#### [Aim of the task]
Include the line containing "SPLIT = 485" and all lines before it, repeated exactly from the listing below, without pictures.

#### [Data lines]
%%

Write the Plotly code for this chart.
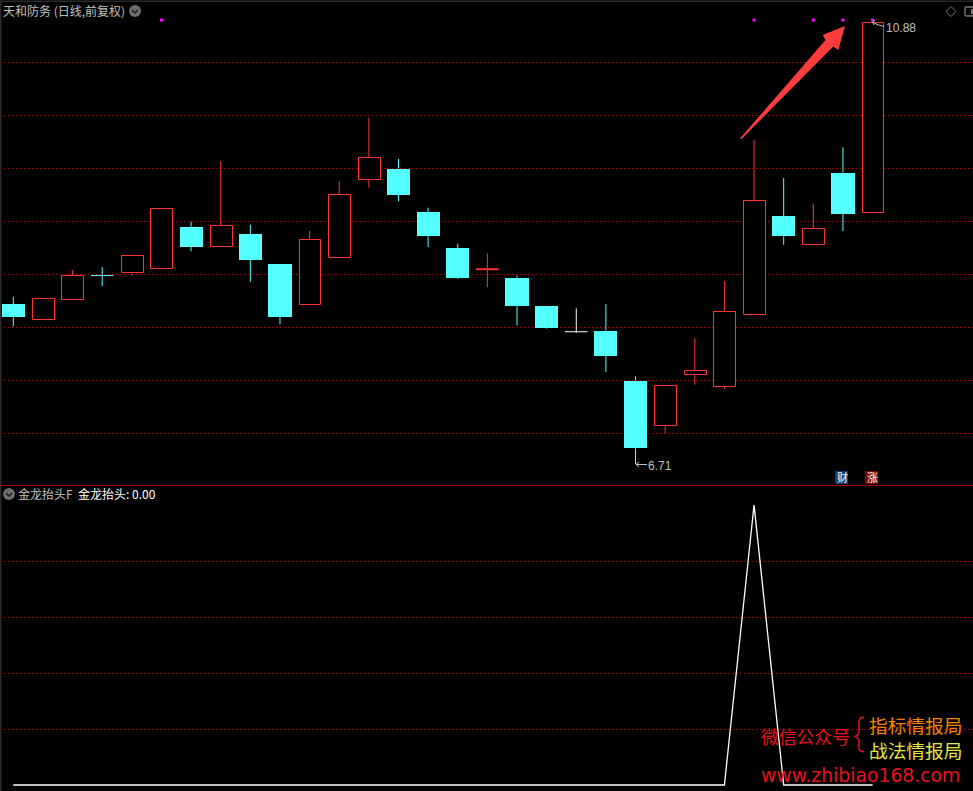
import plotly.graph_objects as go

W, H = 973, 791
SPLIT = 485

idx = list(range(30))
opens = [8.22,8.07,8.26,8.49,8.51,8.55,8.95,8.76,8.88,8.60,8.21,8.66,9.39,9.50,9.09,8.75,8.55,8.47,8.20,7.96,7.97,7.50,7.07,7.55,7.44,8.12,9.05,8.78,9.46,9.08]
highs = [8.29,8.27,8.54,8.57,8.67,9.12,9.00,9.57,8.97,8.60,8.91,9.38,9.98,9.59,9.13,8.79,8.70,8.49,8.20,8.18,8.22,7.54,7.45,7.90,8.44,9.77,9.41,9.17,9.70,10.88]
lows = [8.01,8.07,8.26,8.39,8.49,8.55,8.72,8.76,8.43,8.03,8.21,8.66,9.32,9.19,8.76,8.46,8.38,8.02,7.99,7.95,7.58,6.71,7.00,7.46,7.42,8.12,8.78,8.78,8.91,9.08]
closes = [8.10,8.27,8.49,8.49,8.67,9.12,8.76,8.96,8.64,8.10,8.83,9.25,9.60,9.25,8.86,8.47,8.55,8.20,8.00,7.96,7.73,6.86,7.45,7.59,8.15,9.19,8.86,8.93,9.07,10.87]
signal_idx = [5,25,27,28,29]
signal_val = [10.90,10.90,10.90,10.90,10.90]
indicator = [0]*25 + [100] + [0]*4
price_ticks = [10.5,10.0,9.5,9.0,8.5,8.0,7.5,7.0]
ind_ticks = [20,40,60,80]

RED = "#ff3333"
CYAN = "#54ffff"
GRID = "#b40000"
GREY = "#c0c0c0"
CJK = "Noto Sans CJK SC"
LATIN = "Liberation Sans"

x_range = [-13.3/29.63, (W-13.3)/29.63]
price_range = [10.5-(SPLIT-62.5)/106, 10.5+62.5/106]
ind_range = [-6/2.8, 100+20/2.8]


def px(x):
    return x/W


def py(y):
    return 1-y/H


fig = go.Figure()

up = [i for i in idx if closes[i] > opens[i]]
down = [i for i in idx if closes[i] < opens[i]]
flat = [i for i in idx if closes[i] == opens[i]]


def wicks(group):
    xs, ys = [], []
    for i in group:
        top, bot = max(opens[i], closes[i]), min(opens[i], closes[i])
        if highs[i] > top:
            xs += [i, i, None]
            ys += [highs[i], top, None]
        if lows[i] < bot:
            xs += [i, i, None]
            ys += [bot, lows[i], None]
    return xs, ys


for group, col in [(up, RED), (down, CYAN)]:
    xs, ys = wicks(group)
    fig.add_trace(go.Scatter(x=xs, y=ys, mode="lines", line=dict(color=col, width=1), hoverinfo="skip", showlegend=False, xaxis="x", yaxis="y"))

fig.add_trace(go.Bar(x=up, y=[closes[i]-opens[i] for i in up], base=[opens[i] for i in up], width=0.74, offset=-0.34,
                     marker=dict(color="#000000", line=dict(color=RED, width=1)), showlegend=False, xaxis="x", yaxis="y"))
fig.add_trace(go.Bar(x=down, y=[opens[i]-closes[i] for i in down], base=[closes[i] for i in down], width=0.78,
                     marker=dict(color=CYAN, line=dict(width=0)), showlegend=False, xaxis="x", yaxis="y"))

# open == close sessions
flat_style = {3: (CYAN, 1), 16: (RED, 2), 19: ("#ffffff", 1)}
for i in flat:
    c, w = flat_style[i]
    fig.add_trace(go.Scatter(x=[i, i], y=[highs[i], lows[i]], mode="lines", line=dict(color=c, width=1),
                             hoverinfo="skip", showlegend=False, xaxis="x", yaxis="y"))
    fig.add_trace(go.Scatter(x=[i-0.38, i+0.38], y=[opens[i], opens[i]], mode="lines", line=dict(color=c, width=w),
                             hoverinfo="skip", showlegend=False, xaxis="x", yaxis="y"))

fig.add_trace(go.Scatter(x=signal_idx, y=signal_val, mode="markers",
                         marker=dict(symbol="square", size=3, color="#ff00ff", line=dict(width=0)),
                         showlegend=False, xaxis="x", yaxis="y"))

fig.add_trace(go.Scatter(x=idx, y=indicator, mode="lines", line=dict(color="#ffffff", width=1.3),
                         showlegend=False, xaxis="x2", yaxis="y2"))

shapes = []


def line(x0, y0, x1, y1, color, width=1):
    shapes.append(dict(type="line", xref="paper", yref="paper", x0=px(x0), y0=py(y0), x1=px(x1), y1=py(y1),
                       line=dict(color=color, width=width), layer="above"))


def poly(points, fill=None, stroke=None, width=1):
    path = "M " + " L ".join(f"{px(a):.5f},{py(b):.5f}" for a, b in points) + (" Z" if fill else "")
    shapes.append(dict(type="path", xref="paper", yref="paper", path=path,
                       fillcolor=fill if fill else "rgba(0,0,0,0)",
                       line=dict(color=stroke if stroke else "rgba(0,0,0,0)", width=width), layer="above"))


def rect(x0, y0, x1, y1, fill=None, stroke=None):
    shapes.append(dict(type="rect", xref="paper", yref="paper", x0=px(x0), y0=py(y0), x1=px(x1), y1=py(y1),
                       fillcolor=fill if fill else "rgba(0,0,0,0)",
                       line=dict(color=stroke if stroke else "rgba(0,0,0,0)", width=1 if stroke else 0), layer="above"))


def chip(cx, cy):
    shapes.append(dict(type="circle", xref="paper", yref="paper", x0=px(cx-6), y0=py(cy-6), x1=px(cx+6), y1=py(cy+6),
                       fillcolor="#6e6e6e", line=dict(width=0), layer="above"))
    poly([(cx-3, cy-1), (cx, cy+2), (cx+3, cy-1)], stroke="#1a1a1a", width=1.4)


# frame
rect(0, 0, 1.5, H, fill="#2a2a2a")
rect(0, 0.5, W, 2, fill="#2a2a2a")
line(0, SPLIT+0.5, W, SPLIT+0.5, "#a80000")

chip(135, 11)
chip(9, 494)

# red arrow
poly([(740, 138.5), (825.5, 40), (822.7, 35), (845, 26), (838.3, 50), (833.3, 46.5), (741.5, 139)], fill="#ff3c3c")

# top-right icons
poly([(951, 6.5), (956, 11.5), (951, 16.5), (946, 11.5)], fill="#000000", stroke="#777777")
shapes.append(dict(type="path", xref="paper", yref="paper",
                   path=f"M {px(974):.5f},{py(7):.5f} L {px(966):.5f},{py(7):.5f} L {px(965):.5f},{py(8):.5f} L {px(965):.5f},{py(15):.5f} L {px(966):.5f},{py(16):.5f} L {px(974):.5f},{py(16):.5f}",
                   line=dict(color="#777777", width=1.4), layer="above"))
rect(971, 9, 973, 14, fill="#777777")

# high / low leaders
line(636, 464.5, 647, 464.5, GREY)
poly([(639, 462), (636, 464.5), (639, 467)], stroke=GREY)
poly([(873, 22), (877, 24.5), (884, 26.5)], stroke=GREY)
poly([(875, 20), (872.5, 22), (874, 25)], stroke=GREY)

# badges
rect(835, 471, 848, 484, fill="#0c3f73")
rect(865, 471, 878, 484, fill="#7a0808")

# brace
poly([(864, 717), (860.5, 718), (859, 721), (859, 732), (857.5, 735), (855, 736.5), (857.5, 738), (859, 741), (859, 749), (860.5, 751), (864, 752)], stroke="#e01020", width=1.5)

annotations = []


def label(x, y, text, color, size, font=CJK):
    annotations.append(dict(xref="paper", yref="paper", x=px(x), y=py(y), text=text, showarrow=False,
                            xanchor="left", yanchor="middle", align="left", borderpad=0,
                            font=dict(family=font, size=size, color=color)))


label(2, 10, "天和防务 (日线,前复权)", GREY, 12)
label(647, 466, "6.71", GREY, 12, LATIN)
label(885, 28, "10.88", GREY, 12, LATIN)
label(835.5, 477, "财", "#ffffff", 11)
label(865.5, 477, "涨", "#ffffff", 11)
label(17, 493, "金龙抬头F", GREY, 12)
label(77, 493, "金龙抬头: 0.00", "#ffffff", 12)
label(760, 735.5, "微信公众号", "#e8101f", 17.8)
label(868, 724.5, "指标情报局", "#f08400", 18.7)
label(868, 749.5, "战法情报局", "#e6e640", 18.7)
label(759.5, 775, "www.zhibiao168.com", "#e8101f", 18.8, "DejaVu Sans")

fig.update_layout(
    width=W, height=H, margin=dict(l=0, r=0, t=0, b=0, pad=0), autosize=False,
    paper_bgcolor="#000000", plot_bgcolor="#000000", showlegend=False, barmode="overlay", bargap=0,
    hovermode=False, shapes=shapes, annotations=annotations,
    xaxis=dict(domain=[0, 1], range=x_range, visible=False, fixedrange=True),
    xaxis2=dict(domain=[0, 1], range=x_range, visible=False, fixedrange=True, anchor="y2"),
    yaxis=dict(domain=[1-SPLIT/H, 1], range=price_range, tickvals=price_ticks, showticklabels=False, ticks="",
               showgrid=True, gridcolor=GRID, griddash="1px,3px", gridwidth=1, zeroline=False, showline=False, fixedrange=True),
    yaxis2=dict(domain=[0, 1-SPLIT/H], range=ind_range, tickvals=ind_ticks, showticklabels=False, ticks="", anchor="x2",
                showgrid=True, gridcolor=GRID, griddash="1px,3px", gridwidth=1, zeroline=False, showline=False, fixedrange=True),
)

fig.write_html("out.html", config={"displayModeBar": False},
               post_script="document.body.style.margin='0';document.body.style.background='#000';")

%%

#### [Finished answer]
Write the Plotly code for this chart.
import plotly.graph_objects as go

W, H = 973, 791
SPLIT = 485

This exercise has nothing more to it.